President Barack Obama signed into law provisions of the American Jobs Act to help unemployed veterans. The measures had broad bipartisan support and provide significant tax credits to businesses that hire those who have returned from war; additional credits are given to those who hire “wounded warriors.” At a time when there is little agreement on war policy, the tax code, or how to solve joblessness in the broader population, the passage of this bill — signed just as the supercommittee was throwing in the towel — was a welcome sign that progress is possible.
Yet it is also a reminder of how difficult life is for many returning troops. The Bureau of Labor Statistics puts the unemployment rate above 12 percent for veterans of recent wars, more than 3 points higher than the civilian market. The new bill, structured to create incentives to businesses willing to hire long-term unemployed veterans, will be paid for by delaying a planned reduction in fees for a Department of Veterans Affairs home-loan program. The bill also will support transition-assistance planning and make it easier for veterans to use their military skills to satisfy state licensing and accreditation requirements that often hinder employment. Massachusetts Sen. Scott Brown was instrumental in moving these provisions forward.

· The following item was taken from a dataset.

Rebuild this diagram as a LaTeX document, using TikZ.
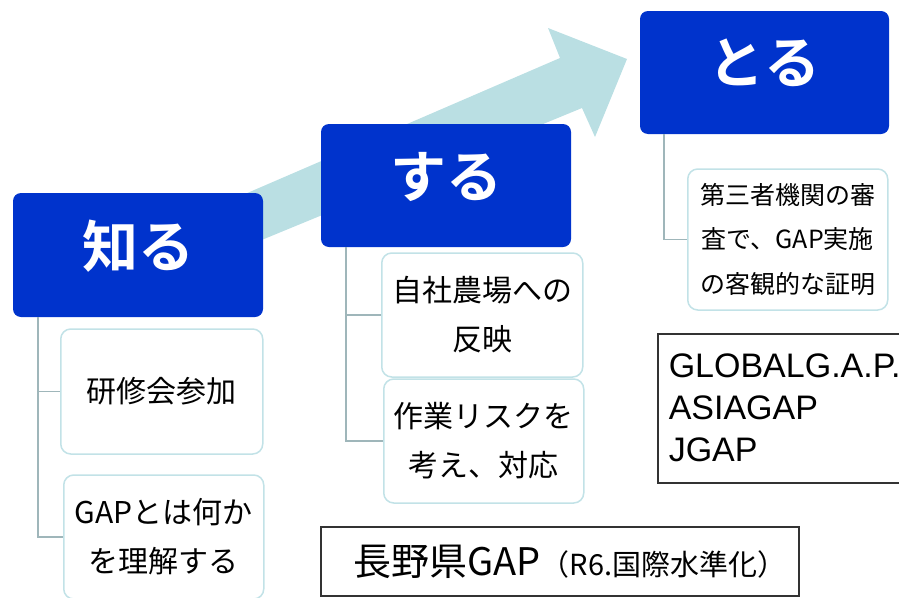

As calls grow louder for a thorough reform of the federal tax code — and for an elimination of tax credits — the bill for unemployed veterans sends an important message. While some credits are little more than giveaways crafted by lobbyists for favored industries, others are attempts to enlist private businesses in addressing broad public needs. The latter is true here: Returning veterans are deserving and struggling, and Congress was right to offer a hand.